In
the previous post, “The
Great Bridge Over the Charles,” we saw the effects of a huge
public bridge project, but by the late eighteenth and early
nineteenth centuries, it had become common for the state to grant
incorporation to private companies that did much of the development
work in the city, including building new bridges. The companies
building bridges were often in direct competition with each other,
and this competition sparked more building, intense debate, and
lawsuits – including one that made it to the Supreme Court.
East
Cambridge was sparsely populated before the West Boston Bridge opened
in 1793. When the bridge opened, speculators bought lots where they
developed housing and storefronts. People, businesses, and industries
moved in.1
A few companies also made the terrain ready for more buildings by
diking the marshland and digging a canal.2
In the early 1800s, two bridges and four highways to Boston spurred
the development of East Cambridge and Cambridgeport.3
(For more information on this growth, see A
Very Brief History of Cambridge, 1800-1900 Part I: Cambridge Changes
Shape and Size.)
As
development continued, a serious rivalry emerged between the
proprietors of the West Boston Bridge and those of the Canal Bridge,
built in 1809 and popularly called Craigie's bridge.4
Each company built several new roads in Cambridge, naturally
directing traffic towards their own bridge and creating business
opportunities for specific areas of town. Each time, it was
resolutely opposed by the other company, and sometimes by the
businesses who benefited from the other bridge.5
A
particularly protracted battle began in December of 1805 and lasted
until 1809, and resulted in the creation of Cambridge and Mount
Auburn Streets.6
Controversially, Andrew Craigie, the main proprietor of the Canal
Bridge, was one of the landowners who was paid damages because the
new road that he had advocated for cut through his private property.7
The town took legal action against Craigie, and in 1813, the court
decided that because he would benefit from the road as much or more
as he would be hurt by it, he was not eligible for damages. This
became legal precedent in Massachusetts.8
Despite the conflicts, nearly all the proposed streets were built in
the end.9
The
General Court began discussing the possibility of purchasing both
major bridges and making them free as early as 1828.10
In 1846, the court granted a charter to the proprietors of the
Hancock Free Bridge, allowing them to build this bridge between the
West Boston and Canal Bridges if they bought both of them. They were
authorized to collect tolls until they had earned an amount equal to
the outlay plus expenses plus a fund for the future maintenance of
the bridges.11
Then, in 1857, the court passed an act authorizing the proprietors to
give both bridges to the city once the accumulated fund reached a
certain point. The bridges were transferred the following year and
became free bridges at that point. The city gave a well-attended
public procession to mark the occasion.12
The bridges that went directly to
Boston did not have an exclusive claim on controversy. The
Massachusetts Legislature granted a charter to a company to build the
Charles River Bridge to Charlestown in 1785. The bridge was in the
same location as the ferry that Harvard had owned since 1650, and
replaced the ferry entirely. Ferries had been running from Cambridge
since the 1630s, and they had always been government-sanctioned and
had the right to collect tolls. The proprietors of the new bridge
were entitled to collect tolls for forty years, but during that time
they were required to make a fixed annual payment to Harvard, to
compensate for the loss of fares collected on the ferry.13
Several other bridges were built in
Cambridge in the subsequent decades, but in 1828, the Legislature
granted a charter to a company to build the Warren Bridge a very
short distance away from the Charles River Bridge. This bridge would be made free and public after
six years, which meant that it would very soon direct traffic away
from the older bridge where tolls were still collected.

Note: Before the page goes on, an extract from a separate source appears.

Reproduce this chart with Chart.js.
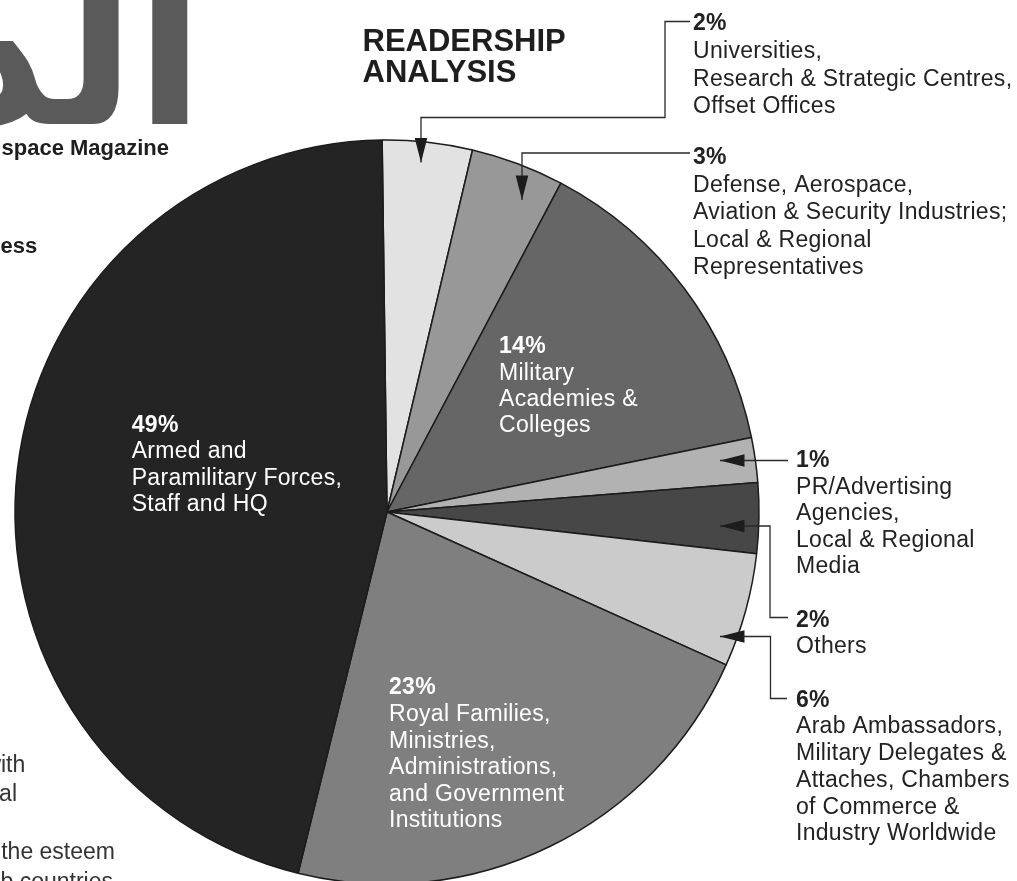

The proprietors of the Charles River
Bridge sued, claiming that in granting the Warren
Bridge charter, the legislature violated Article I, section 10 of the
U.S. Constitution, which forbids states from making laws or decisions
that impair the obligation of contracts. The case made it to the
Supreme Court in 1831, but the court did not reach a decision, and
the case was heard again in 1837.
The Proprietors of the Charles River
Bridge argued that they had the same rights originally given to the
ferry that the bridge had replaced. Since the ferry owner (in this
case, Harvard) had the right to be compensated when a bridge made the
ferry obsolete, they argued that they also had the right not to be
made obsolete by a new bridge. The court decided there was no reason
to believe that the privileges conferred on the ferry also applied to
the bridge. Chief Justice Taney wrote, “the charter to the bridge is a written instrument
which must speak for itself and be interpreted by its own terms.”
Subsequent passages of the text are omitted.